The woman who sold me my ticket directed me first to the top floor, which had a series of rooms explaining the rise and fall of East Germany — and the Stasi in particular — in words and pictures. This was the most "difficult" museum I'd ever been to; not only were all of the exhibits completely in German, they were in dense German, heavily laden with the specialized vocabulary of politics and ideology. Had I not done a fair amount of reading on the events covered before my trip to the museum, I'd have been pretty lost.

Below the history floor was what most people come for — a walk through the preserved offices of Stasi higher-ups. Stop for a while and drink a coffee or Coke in the same cafeteria where once only Stasi generals sat!

Anteroom to the office of Erich Mielke, Stasi head.
Mielke's office — complete with bizarro Lenin deathmask on a corner of the desk!
One can imagine Stasi leaders settling into the armchairs at the other end of Mielke's office for some casual banter about — what?

Maybe they listened to the rockin' hi-fi concealed in that cabinet along the wall. Even given East Germany's reputation for technological backwardness, a lot of the equipment on display looked incredibly ancient and clunky, particularly for a group that was at the pinnacle of power. A docent that was leading a tour group through the offices during my visit explained it as such: "They moved into these offices in the 1950s. Then the same group of old men held power all the way until the fall in 1989 — and they didn't redecorate once in forty years.
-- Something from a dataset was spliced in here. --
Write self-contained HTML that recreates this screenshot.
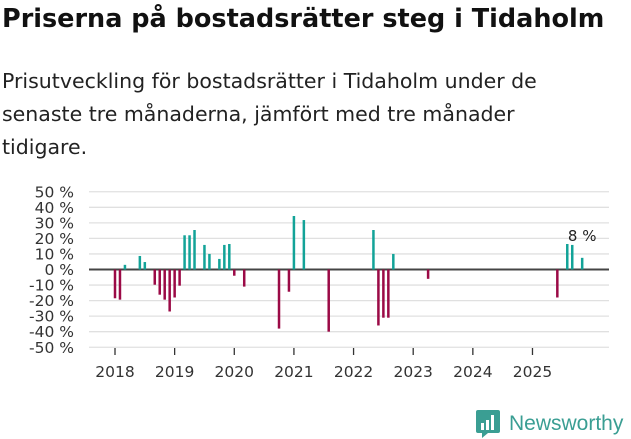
<!DOCTYPE html>
<html><head><meta charset="utf-8"><style>
body{margin:0;width:631px;height:439px;background:#fff;font-family:"DejaVu Sans","Liberation Sans",sans-serif;color:#222;overflow:hidden;position:relative}
h1{position:absolute;left:2px;top:4px;margin:0;font-size:25.5px;font-weight:bold;color:#111;white-space:nowrap}
.sub{position:absolute;left:2px;top:65px;margin:0;font-size:20.5px;line-height:33px;color:#222;white-space:nowrap}
</style></head><body>
<h1>Priserna på bostadsrätter steg i Tidaholm</h1>
<p class="sub">Prisutveckling för bostadsrätter i Tidaholm under de<br>senaste tre månaderna, jämfört med tre månader<br>tidigare.</p>
<svg id="chart" width="631" height="439" style="position:absolute;left:0;top:0"></svg>
<div style="position:absolute;left:476px;top:409px;display:flex;align-items:center">
<svg width="24" height="30" viewBox="0 0 24 30"><path d="M2 1h20a2 2 0 0 1 2 2v19a2 2 0 0 1-2 2H12l-6 5v-5H2a2 2 0 0 1-2-2V3a2 2 0 0 1 2-2z" fill="#3a9e93"/><rect x="5" y="14" width="3" height="7" fill="#fff"/><rect x="10" y="11" width="3" height="10" fill="#fff"/><rect x="15" y="6" width="3" height="15" fill="#fff"/></svg>
<span style="font-family:'Liberation Sans',sans-serif;font-size:21px;color:#3a9e93;margin-left:9px">Newsworthy</span></div>
<script>
const months=[0,1,2,5,6,8,9,10,11,12,13,14,15,16,18,19,21,22,23,24,26,33,35,36,38,43,52,53,54,55,56,63,89,91,92,94];
const values=[-18.5,-19.4,3,8.7,4.8,-9.8,-16.2,-19.4,-27,-18,-10.4,22,22,25.4,15.8,10,6.8,15.8,16.4,-4,-11,-38,-14.3,34.4,31.8,-40,25.4,-36,-31,-31,10,-6,-18,16.4,15.8,7.5];
const yTicks=[50,40,30,20,10,0,-10,-20,-30,-40,-50];
const years=["2018","2019","2020","2021","2022","2023","2024","2025"];
const NS="http://www.w3.org/2000/svg",svg=document.getElementById('chart');
const y=v=>269.5-v*1.555, x=m=>115+m*4.97;
function mk(t,a){const e=document.createElementNS(NS,t);for(const k in a)e.setAttribute(k,a[k]);svg.appendChild(e);return e;}
yTicks.forEach(v=>{
 const g=mk('line',{x1:89,x2:609,y1:y(v),y2:y(v),stroke:v===0?'#444':'#e0e0e0','stroke-width':v===0?2:1.3});
 
 
 const t=mk('text',{x:74,y:y(v)+5.5,'text-anchor':'end','font-size':15.5,fill:'#333'});
 t.textContent=v+' %';
 
 
});
years.forEach((yr,i)=>{
 const xx=x(i*12);
 const l=mk('line',{x1:xx,x2:xx,y1:348,y2:355,stroke:'#333','stroke-width':1.3});
 
 
 const t=mk('text',{x:xx,y:377,'text-anchor':'middle','font-size':15.5,fill:'#333'});
 t.textContent=yr;
 
 
});
months.forEach((m,i)=>{
 const v=values[i];
 const r=mk('rect',{x:x(m)-1.25,width:2.5,y:v>0?y(v):y(0),height:Math.abs(y(v)-y(0)),fill:v>0?'#13a398':'#9b0a46'});
 
 
});
const li=values.length-1;
const lab=mk('text',{x:x(months[li]),y:y(values[li])-17,'text-anchor':'middle','font-size':15,fill:'#222'});
lab.textContent=Math.round(values[li])+' %';


</script>
</body></html>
Mielke's private rooms, behind his office.
Conference room, with a map of East Germany on the wall.
Below the office floor was another floor of displays — one set of rooms showing some of the ways that the Stasi spied on people, and another set of rooms packed with Stasi kitch.
A buttonhole camera.
A scent jar — the scents of various persons of interest were collected onto fabric swabs and then sealed in glass jars, available just in case they were ever needed to track someone down, or to attempt to verify a particular person's presence at an illicit meeting.
Stasi tropies, beer steins, wall plaques, and latchhook rugs.